◆ **Recorded data**:
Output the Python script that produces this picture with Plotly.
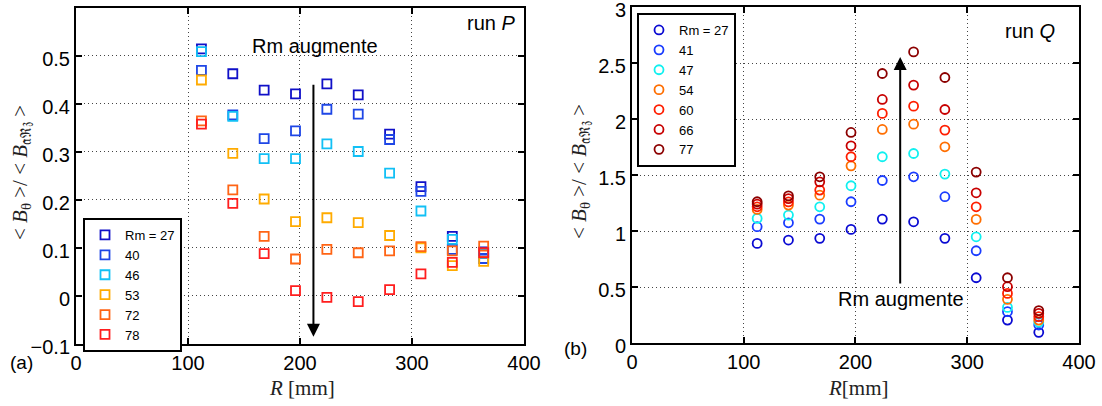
import plotly.graph_objects as go

# ---------------- data ----------------
R_mm = [112, 140, 168, 196, 224, 252, 280, 308, 336, 364]

# run P (left panel)
P_names = ["Rm = 27", "40", "46", "53", "72", "78"]
P_27 = [0.515, 0.463, 0.429, 0.421, 0.442, 0.419, 0.337, 0.228, 0.124, 0.092]
P_40 = [0.470, 0.377, 0.328, 0.344, 0.389, 0.379, 0.326, 0.218, 0.097, 0.078]
P_46 = [0.509, 0.374, 0.286, 0.286, 0.317, 0.301, 0.256, 0.177, 0.118, 0.088]
P_53 = [0.450, 0.297, 0.202, 0.155, 0.163, 0.153, 0.126, 0.100, 0.063, 0.072]
P_72 = [0.365, 0.221, 0.124, 0.077, 0.097, 0.090, 0.094, 0.103, 0.094, 0.104]
P_78 = [0.358, 0.193, 0.088, 0.011, -0.003, -0.012, 0.013, 0.046, 0.070, 0.090]
P_colors = ["#1010c8", "#1e46e6", "#12c0f5", "#ffab00", "#ff6414", "#ff1e1e"]

# run Q (right panel)
Q_names = ["Rm = 27", "41", "47", "54", "60", "66", "77"]
Q_27 = [0.890, 0.920, 0.935, 1.015, 1.107, 1.083, 0.935, 0.583, 0.205, 0.095]
Q_41 = [1.039, 1.074, 1.107, 1.262, 1.452, 1.485, 1.307, 0.824, 0.280, 0.161]
Q_47 = [1.113, 1.143, 1.217, 1.405, 1.664, 1.693, 1.509, 0.949, 0.318, 0.185]
Q_54 = [1.193, 1.232, 1.321, 1.583, 1.908, 1.955, 1.753, 1.104, 0.390, 0.205]
Q_60 = [1.217, 1.260, 1.366, 1.664, 2.051, 2.116, 1.902, 1.217, 0.443, 0.235]
Q_66 = [1.241, 1.290, 1.440, 1.762, 2.176, 2.304, 2.086, 1.342, 0.503, 0.265]
Q_77 = [1.262, 1.315, 1.485, 1.881, 2.408, 2.601, 2.372, 1.527, 0.583, 0.289]
Q_colors = ["#0a0ad2", "#1a3cff", "#10f0f0", "#ff6e00", "#ff1e00", "#c80000", "#8c0000"]

x_ticks = [0, 100, 200, 300, 400]
yP_ticks = [-0.1, 0, 0.1, 0.2, 0.3, 0.4, 0.5]
yQ_ticks = [0, 0.5, 1, 1.5, 2, 2.5, 3]

# ---------------- figure ----------------
W, H = 1102, 406
fig = go.Figure()

for name, ys, col in zip(P_names, [P_27, P_40, P_46, P_53, P_72, P_78], P_colors):
    fig.add_trace(go.Scatter(
        x=R_mm, y=ys, mode="markers", name=name, legend="legend",
        marker=dict(symbol="square-open", size=9, color=col, line=dict(width=1.8, color=col)),
        xaxis="x", yaxis="y"))

for name, ys, col in zip(Q_names, [Q_27, Q_41, Q_47, Q_54, Q_60, Q_66, Q_77], Q_colors):
    fig.add_trace(go.Scatter(
        x=R_mm, y=ys, mode="markers", name=name, legend="legend2",
        marker=dict(symbol="circle-open", size=9, color=col, line=dict(width=1.8, color=col)),
        xaxis="x2", yaxis="y2"))

sans = "Liberation Sans, Arial, sans-serif"
serif = "Liberation Serif, DejaVu Serif, serif"

def px_x(p):
    return min(1.0, max(0.0, p / W))

def px_y(p):
    return min(1.0, max(0.0, 1 - p / H))

axis_common = dict(
    showline=True, linecolor="black", linewidth=2, mirror="ticks",
    ticks="inside", ticklen=6, tickwidth=1.5, tickcolor="black",
    showgrid=True, gridcolor="#444", griddash="1px,3px", gridwidth=1,
    zeroline=False, automargin=False, ticklabeloverflow="allow",
    tickfont=dict(family=sans, size=20, color="black"),
)

legend_common = dict(
    xanchor="left", yanchor="top",
    bgcolor="white", bordercolor="black", borderwidth=2,
    font=dict(family=sans, size=13, color="black"),
    itemwidth=30, tracegroupgap=0,
)

fig.update_layout(
    width=W, height=H,
    margin=dict(l=0, r=0, t=0, b=0, autoexpand=False),
    paper_bgcolor="white", plot_bgcolor="white",
    xaxis=dict(domain=[px_x(76), px_x(524)], range=[0, 400.01], tickvals=x_ticks,
               anchor="y", **axis_common),
    yaxis=dict(domain=[px_y(344), px_y(8)], range=[-0.1001, 0.6], tickvals=yP_ticks,
               ticktext=["\u22120.1", "0", "0.1", "0.2", "0.3", "0.4", "0.5"],
               anchor="x", ticklabelshift=3, **axis_common),
    xaxis2=dict(domain=[px_x(632), px_x(1079)], range=[0, 400.01], tickvals=x_ticks,
                anchor="y2", **axis_common),
    yaxis2=dict(domain=[px_y(343), px_y(7)], range=[0, 3.002], tickvals=yQ_ticks,
                ticktext=["0", "0.5", "1", "1.5", "2", "2.5", "3"],
                anchor="x2", ticklabelshift=3, **axis_common),
    legend=dict(x=px_x(83), y=px_y(218), **legend_common),
    legend2=dict(x=px_x(637), y=px_y(13), **legend_common),
    showlegend=True,
)

annotations = [
    # arrows
    dict(x=212, y=-0.085, ax=212, ay=0.443, xref="x", yref="y", axref="x", ayref="y",
         text="", showarrow=True, arrowhead=2, arrowsize=1.3, arrowwidth=2, arrowcolor="black"),
    dict(x=240, y=2.556, ax=240, ay=0.518, xref="x2", yref="y2", axref="x2", ayref="y2",
         text="", showarrow=True, arrowhead=2, arrowsize=1.3, arrowwidth=2, arrowcolor="black"),
    # arrow texts
    dict(x=px_x(315), y=px_y(46), xref="paper", yref="paper", text="Rm augmente",
         showarrow=False, font=dict(family=sans, size=20, color="black"),
         xanchor="center", yanchor="middle"),
    dict(x=px_x(901), y=px_y(299), xref="paper", yref="paper", text="Rm augmente",
         showarrow=False, font=dict(family=sans, size=20, color="black"),
         xanchor="center", yanchor="middle"),
    # run labels
    dict(x=px_x(517), y=px_y(23), xref="paper", yref="paper", text="run <i>P</i>",
         showarrow=False, font=dict(family=sans, size=20, color="black"),
         xanchor="right", yanchor="middle"),
    dict(x=px_x(1057), y=px_y(31), xref="paper", yref="paper", text="run <i>Q</i>",
         showarrow=False, font=dict(family=sans, size=20, color="black"),
         xanchor="right", yanchor="middle"),
    # panel labels
    dict(x=px_x(21), y=px_y(362), xref="paper", yref="paper", text="(a)",
         showarrow=False, font=dict(family=sans, size=19, color="black"),
         xanchor="center", yanchor="middle"),
    dict(x=px_x(575), y=px_y(348), xref="paper", yref="paper", text="(b)",
         showarrow=False, font=dict(family=sans, size=19, color="black"),
         xanchor="center", yanchor="middle"),
    # axis titles
    dict(x=px_x(302), y=px_y(388), xref="paper", yref="paper", text="<i>R</i> [mm]",
         showarrow=False, font=dict(family=serif, size=21, color="#222"),
         xanchor="center", yanchor="middle"),
    dict(x=px_x(858), y=px_y(388), xref="paper", yref="paper", text="<i>R</i>[mm]",
         showarrow=False, font=dict(family=serif, size=21, color="#222"),
         xanchor="center", yanchor="middle"),
    dict(x=px_x(21), y=px_y(173), xref="paper", yref="paper",
         text="&lt; <i>B</i><sub>θ</sub> &gt;/ &lt; <i>B</i><sub>𝔞ℜ𝔷</sub> &gt;",
         textangle=-90, showarrow=False, font=dict(family=serif, size=21, color="#222"),
         xanchor="center", yanchor="middle"),
    dict(x=px_x(580), y=px_y(172), xref="paper", yref="paper",
         text="&lt; <i>B</i><sub>θ</sub> &gt;/ &lt; <i>B</i><sub>𝔞ℜ𝔷</sub> &gt;",
         textangle=-90, showarrow=False, font=dict(family=serif, size=21, color="#222"),
         xanchor="center", yanchor="middle"),
]
fig.update_layout(annotations=annotations)

# remove the default 8px page margin so the figure sits at the window's corner
fig.write_html("out.html", config={"displayModeBar": False},
               post_script="document.body.style.margin='0';")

◆ **The exercise**:
Everything from the first line to the line with "308, 336, 364]" must be repeated exactly, and nothing else. Leave the pictures out.

◆ **Full output**:
Output the Python script that produces this picture with Plotly.
import plotly.graph_objects as go

# ---------------- data ----------------
R_mm = [112, 140, 168, 196, 224, 252, 280, 308, 336, 364]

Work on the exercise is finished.